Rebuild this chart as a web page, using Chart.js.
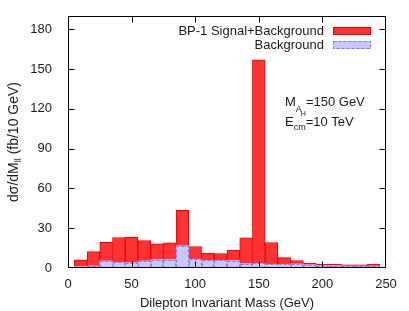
<!DOCTYPE html>
<html><head><meta charset="utf-8">
<script src="https://cdn.jsdelivr.net/npm/chart.js@4.4.0/dist/chart.umd.min.js"></script>
<style>html,body{margin:0;padding:0;background:#fff;}#wrap{width:409px;height:311px;}</style>
</head><body><div id="wrap"><canvas id="c" width="409" height="311"></canvas></div>
<script>
const binCenters = [10,20,30,40,50,60,70,80,90,100,110,120,130,140,150,160,170,180,190,200,210,220,230,240];
const signalPlusBackground = [6.1,12.4,19.4,23.0,23.2,20.7,18.2,18.9,43.4,16.2,11.1,10.9,13.6,22.7,157.0,19.2,7.8,5.6,3.8,3.0,3.0,2.3,2.3,3.0];
const background = [1.0,1.5,5.3,4.3,4.0,5.3,6.3,6.3,16.7,6.6,5.8,5.8,5.6,3.3,3.5,2.8,2.8,3.0,2.5,1.8,1.8,1.5,1.5,1.5];
const xTickValues = [0,50,100,150,200,250];
const yTickValues = [0,30,60,90,120,150,180];
const legendLabels = ['BP-1 Signal+Background','Background'];
const xTitle = 'Dilepton Invariant Mass (GeV)';

const FONT = '"Liberation Sans", Arial, Helvetica, sans-serif';
const TXT = '#1a1a1a';

const toXY = (vals) => binCenters.map((x,i) => ({x: x, y: vals[i]}));

const decor = {
  id: 'decor',
  afterDatasetsDraw(chart) {
    const ctx = chart.ctx;
    const a = chart.chartArea;
    const xs = chart.scales.x, ys = chart.scales.y;
    const meta = chart.getDatasetMeta(1);
    ctx.save();
    ctx.strokeStyle = 'rgba(110,110,255,0.9)';
    ctx.lineWidth = 1;
    ctx.setLineDash([3,2]);
    meta.data.forEach(el => {
      const p = el.getProps(['x','y','base','width'], true);
      const l = Math.round(p.x - p.width/2) + 0.5, r = Math.round(p.x + p.width/2) - 0.5;
      const t = Math.round(p.y) + 0.5, b = Math.round(p.base) - 0.5;
      ctx.strokeRect(l, t, r - l, b - t);
    });
    ctx.restore();

    ctx.save();
    ctx.strokeStyle = '#000';
    ctx.lineWidth = 1;
    const L = Math.round(a.left)+0.5, R = Math.round(a.right)-0.5, T = Math.round(a.top)+0.5, B = Math.round(a.bottom)-0.5;
    ctx.strokeRect(L, T, R-L, B-T);
    const tl = 6;
    ctx.beginPath();
    yTickValues.forEach(v => {
      const y = Math.round(ys.getPixelForValue(v)) + 0.5;
      if (v === 0) return;
      ctx.moveTo(L, y); ctx.lineTo(L+tl, y);
      ctx.moveTo(R, y); ctx.lineTo(R-tl, y);
    });
    xTickValues.forEach(v => {
      const x = Math.round(xs.getPixelForValue(v)) + 0.5;
      if (v === 0 || v === 250) return;
      ctx.moveTo(x, B); ctx.lineTo(x, B-tl);
      ctx.moveTo(x, T); ctx.lineTo(x, T+tl);
    });
    ctx.stroke();
    ctx.restore();

    ctx.save();
    ctx.font = '13px ' + FONT;
    ctx.fillStyle = TXT;
    ctx.textAlign = 'right';
    ctx.textBaseline = 'middle';
    const lx = 324, ly = [31, 45];
    ctx.fillText(legendLabels[0], lx, ly[0]);
    ctx.fillText(legendLabels[1], lx, ly[1]);
    const ds0 = chart.data.datasets[0], ds1 = chart.data.datasets[1];
    ctx.fillStyle = ds0.backgroundColor;
    ctx.fillRect(333, ly[0]-4, 38, 8);
    ctx.strokeStyle = ds0.borderColor;
    ctx.strokeRect(333.5, ly[0]-3.5, 37, 7);
    ctx.fillStyle = ds1.backgroundColor;
    ctx.fillRect(333, ly[1]-4, 38, 8);
    ctx.strokeStyle = 'rgba(110,110,255,0.9)';
    ctx.setLineDash([3,2]);
    ctx.strokeRect(333.5, ly[1]-3.5, 37, 7);
    ctx.setLineDash([]);

    ctx.textAlign = 'left';
    ctx.textBaseline = 'alphabetic';
    ctx.fillStyle = TXT;
    let x = 285, y = 106;
    ctx.font = '13px ' + FONT;
    ctx.fillText('M', x, y); x += ctx.measureText('M').width;
    ctx.font = '9px ' + FONT;
    ctx.fillText('A', x, y + 6); const xa = x + ctx.measureText('A').width;
    ctx.font = '7px ' + FONT;
    ctx.fillText('H', xa - 1, y + 10); x = xa - 1 + ctx.measureText('H').width;
    ctx.font = '13px ' + FONT;
    ctx.fillText('=150 GeV', x, y);
    x = 285; y = 126;
    ctx.fillText('E', x, y); x += ctx.measureText('E').width;
    ctx.font = '9px ' + FONT;
    ctx.fillText('cm', x, y + 4); x += ctx.measureText('cm').width;
    ctx.font = '13px ' + FONT;
    ctx.fillText('=10 TeV', x, y);

    ctx.textAlign = 'center';
    ctx.textBaseline = 'middle';
    ctx.fillText(xTitle, (a.left + a.right)/2, 303);

    ctx.translate(13, 142);
    ctx.rotate(-Math.PI/2);
    const p1 = 'dσ/dM', sub = 'll', p2 = ' (fb/10 GeV)';
    ctx.font = '14px ' + FONT; const w1 = ctx.measureText(p1).width, w3 = ctx.measureText(p2).width;
    ctx.font = '9px ' + FONT; const w2 = ctx.measureText(sub).width;
    let sx = -(w1 + w2 + w3)/2;
    ctx.textAlign = 'left';
    ctx.textBaseline = 'alphabetic';
    ctx.font = '14px ' + FONT; ctx.fillText(p1, sx, 5); sx += w1;
    ctx.font = '9px ' + FONT; ctx.fillText(sub, sx, 8); sx += w2;
    ctx.font = '14px ' + FONT; ctx.fillText(p2, sx, 5);
    ctx.restore();
  }
};

new Chart(document.getElementById('c'), {
  type: 'bar',
  data: {
    datasets: [
      {
        label: legendLabels[0],
        data: toXY(signalPlusBackground),
        backgroundColor: '#ff3333',
        borderColor: '#f00000',
        borderWidth: 1,
        borderSkipped: false,
        grouped: false,
        barPercentage: 1,
        categoryPercentage: 1,
        order: 2
      },
      {
        label: legendLabels[1],
        data: toXY(background),
        backgroundColor: '#c8c8ff',
        borderWidth: 0,
        grouped: false,
        barPercentage: 1,
        categoryPercentage: 1,
        order: 1
      }
    ]
  },
  plugins: [decor],
  options: {
    responsive: false,
    animation: false,
    devicePixelRatio: 1,
    layout: { padding: { top: 16, right: 23, left: 0, bottom: 0 } },
    plugins: { legend: { display: false }, tooltip: { enabled: false } },
    scales: {
      x: {
        type: 'linear', min: 0, max: 250, offset: false,
        grid: { display: false }, border: { display: false },
        ticks: { font: { family: FONT, size: 13 }, color: TXT, padding: 1, maxRotation: 0, autoSkip: false },
        afterBuildTicks: s => { s.ticks = xTickValues.map(v => ({ value: v })); },
        afterFit: s => { s.height = 43; }
      },
      y: {
        min: 0, max: 190,
        grid: { display: false }, border: { display: false },
        ticks: { font: { family: FONT, size: 13 }, color: TXT, padding: 8 },
        afterBuildTicks: s => { s.ticks = yTickValues.map(v => ({ value: v })); },
        afterFit: s => { s.width = 68; }
      }
    }
  }
});
</script>
</body></html>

▶ [What is being asked]:
Without the pictures, retype the whole of the material above exactly.

▶ [Answer below]:
Rebuild this chart as a web page, using Chart.js.
<!DOCTYPE html>
<html><head><meta charset="utf-8">
<script src="https://cdn.jsdelivr.net/npm/chart.js@4.4.0/dist/chart.umd.min.js"></script>
<style>html,body{margin:0;padding:0;background:#fff;}#wrap{width:409px;height:311px;}</style>
</head><body><div id="wrap"><canvas id="c" width="409" height="311"></canvas></div>
<script>
const binCenters = [10,20,30,40,50,60,70,80,90,100,110,120,130,140,150,160,170,180,190,200,210,220,230,240];
const signalPlusBackground = [6.1,12.4,19.4,23.0,23.2,20.7,18.2,18.9,43.4,16.2,11.1,10.9,13.6,22.7,157.0,19.2,7.8,5.6,3.8,3.0,3.0,2.3,2.3,3.0];
const background = [1.0,1.5,5.3,4.3,4.0,5.3,6.3,6.3,16.7,6.6,5.8,5.8,5.6,3.3,3.5,2.8,2.8,3.0,2.5,1.8,1.8,1.5,1.5,1.5];
const xTickValues = [0,50,100,150,200,250];
const yTickValues = [0,30,60,90,120,150,180];
const legendLabels = ['BP-1 Signal+Background','Background'];
const xTitle = 'Dilepton Invariant Mass (GeV)';

const FONT = '"Liberation Sans", Arial, Helvetica, sans-serif';
const TXT = '#1a1a1a';

const toXY = (vals) => binCenters.map((x,i) => ({x: x, y: vals[i]}));

const decor = {
  id: 'decor',
  afterDatasetsDraw(chart) {
    const ctx = chart.ctx;
    const a = chart.chartArea;
    const xs = chart.scales.x, ys = chart.scales.y;
    const meta = chart.getDatasetMeta(1);
    ctx.save();
    ctx.strokeStyle = 'rgba(110,110,255,0.9)';
    ctx.lineWidth = 1;
    ctx.setLineDash([3,2]);
    meta.data.forEach(el => {
      const p = el.getProps(['x','y','base','width'], true);
      const l = Math.round(p.x - p.width/2) + 0.5, r = Math.round(p.x + p.width/2) - 0.5;
      const t = Math.round(p.y) + 0.5, b = Math.round(p.base) - 0.5;
      ctx.strokeRect(l, t, r - l, b - t);
    });
    ctx.restore();

    ctx.save();
    ctx.strokeStyle = '#000';
    ctx.lineWidth = 1;
    const L = Math.round(a.left)+0.5, R = Math.round(a.right)-0.5, T = Math.round(a.top)+0.5, B = Math.round(a.bottom)-0.5;
    ctx.strokeRect(L, T, R-L, B-T);
    const tl = 6;
    ctx.beginPath();
    yTickValues.forEach(v => {
      const y = Math.round(ys.getPixelForValue(v)) + 0.5;
      if (v === 0) return;
      ctx.moveTo(L, y); ctx.lineTo(L+tl, y);
      ctx.moveTo(R, y); ctx.lineTo(R-tl, y);
    });
    xTickValues.forEach(v => {
      const x = Math.round(xs.getPixelForValue(v)) + 0.5;
      if (v === 0 || v === 250) return;
      ctx.moveTo(x, B); ctx.lineTo(x, B-tl);
      ctx.moveTo(x, T); ctx.lineTo(x, T+tl);
    });
    ctx.stroke();
    ctx.restore();

    ctx.save();
    ctx.font = '13px ' + FONT;
    ctx.fillStyle = TXT;
    ctx.textAlign = 'right';
    ctx.textBaseline = 'middle';
    const lx = 324, ly = [31, 45];
    ctx.fillText(legendLabels[0], lx, ly[0]);
    ctx.fillText(legendLabels[1], lx, ly[1]);
    const ds0 = chart.data.datasets[0], ds1 = chart.data.datasets[1];
    ctx.fillStyle = ds0.backgroundColor;
    ctx.fillRect(333, ly[0]-4, 38, 8);
    ctx.strokeStyle = ds0.borderColor;
    ctx.strokeRect(333.5, ly[0]-3.5, 37, 7);
    ctx.fillStyle = ds1.backgroundColor;
    ctx.fillRect(333, ly[1]-4, 38, 8);
    ctx.strokeStyle = 'rgba(110,110,255,0.9)';
    ctx.setLineDash([3,2]);
    ctx.strokeRect(333.5, ly[1]-3.5, 37, 7);
    ctx.setLineDash([]);

    ctx.textAlign = 'left';
    ctx.textBaseline = 'alphabetic';
    ctx.fillStyle = TXT;
    let x = 285, y = 106;
    ctx.font = '13px ' + FONT;
    ctx.fillText('M', x, y); x += ctx.measureText('M').width;
    ctx.font = '9px ' + FONT;
    ctx.fillText('A', x, y + 6); const xa = x + ctx.measureText('A').width;
    ctx.font = '7px ' + FONT;
    ctx.fillText('H', xa - 1, y + 10); x = xa - 1 + ctx.measureText('H').width;
    ctx.font = '13px ' + FONT;
    ctx.fillText('=150 GeV', x, y);
    x = 285; y = 126;
    ctx.fillText('E', x, y); x += ctx.measureText('E').width;
    ctx.font = '9px ' + FONT;
    ctx.fillText('cm', x, y + 4); x += ctx.measureText('cm').width;
    ctx.font = '13px ' + FONT;
    ctx.fillText('=10 TeV', x, y);

    ctx.textAlign = 'center';
    ctx.textBaseline = 'middle';
    ctx.fillText(xTitle, (a.left + a.right)/2, 303);

    ctx.translate(13, 142);
    ctx.rotate(-Math.PI/2);
    const p1 = 'dσ/dM', sub = 'll', p2 = ' (fb/10 GeV)';
    ctx.font = '14px ' + FONT; const w1 = ctx.measureText(p1).width, w3 = ctx.measureText(p2).width;
    ctx.font = '9px ' + FONT; const w2 = ctx.measureText(sub).width;
    let sx = -(w1 + w2 + w3)/2;
    ctx.textAlign = 'left';
    ctx.textBaseline = 'alphabetic';
    ctx.font = '14px ' + FONT; ctx.fillText(p1, sx, 5); sx += w1;
    ctx.font = '9px ' + FONT; ctx.fillText(sub, sx, 8); sx += w2;
    ctx.font = '14px ' + FONT; ctx.fillText(p2, sx, 5);
    ctx.restore();
  }
};

new Chart(document.getElementById('c'), {
  type: 'bar',
  data: {
    datasets: [
      {
        label: legendLabels[0],
        data: toXY(signalPlusBackground),
        backgroundColor: '#ff3333',
        borderColor: '#f00000',
        borderWidth: 1,
        borderSkipped: false,
        grouped: false,
        barPercentage: 1,
        categoryPercentage: 1,
        order: 2
      },
      {
        label: legendLabels[1],
        data: toXY(background),
        backgroundColor: '#c8c8ff',
        borderWidth: 0,
        grouped: false,
        barPercentage: 1,
        categoryPercentage: 1,
        order: 1
      }
    ]
  },
  plugins: [decor],
  options: {
    responsive: false,
    animation: false,
    devicePixelRatio: 1,
    layout: { padding: { top: 16, right: 23, left: 0, bottom: 0 } },
    plugins: { legend: { display: false }, tooltip: { enabled: false } },
    scales: {
      x: {
        type: 'linear', min: 0, max: 250, offset: false,
        grid: { display: false }, border: { display: false },
        ticks: { font: { family: FONT, size: 13 }, color: TXT, padding: 1, maxRotation: 0, autoSkip: false },
        afterBuildTicks: s => { s.ticks = xTickValues.map(v => ({ value: v })); },
        afterFit: s => { s.height = 43; }
      },
      y: {
        min: 0, max: 190,
        grid: { display: false }, border: { display: false },
        ticks: { font: { family: FONT, size: 13 }, color: TXT, padding: 8 },
        afterBuildTicks: s => { s.ticks = yTickValues.map(v => ({ value: v })); },
        afterFit: s => { s.width = 68; }
      }
    }
  }
});
</script>
</body></html>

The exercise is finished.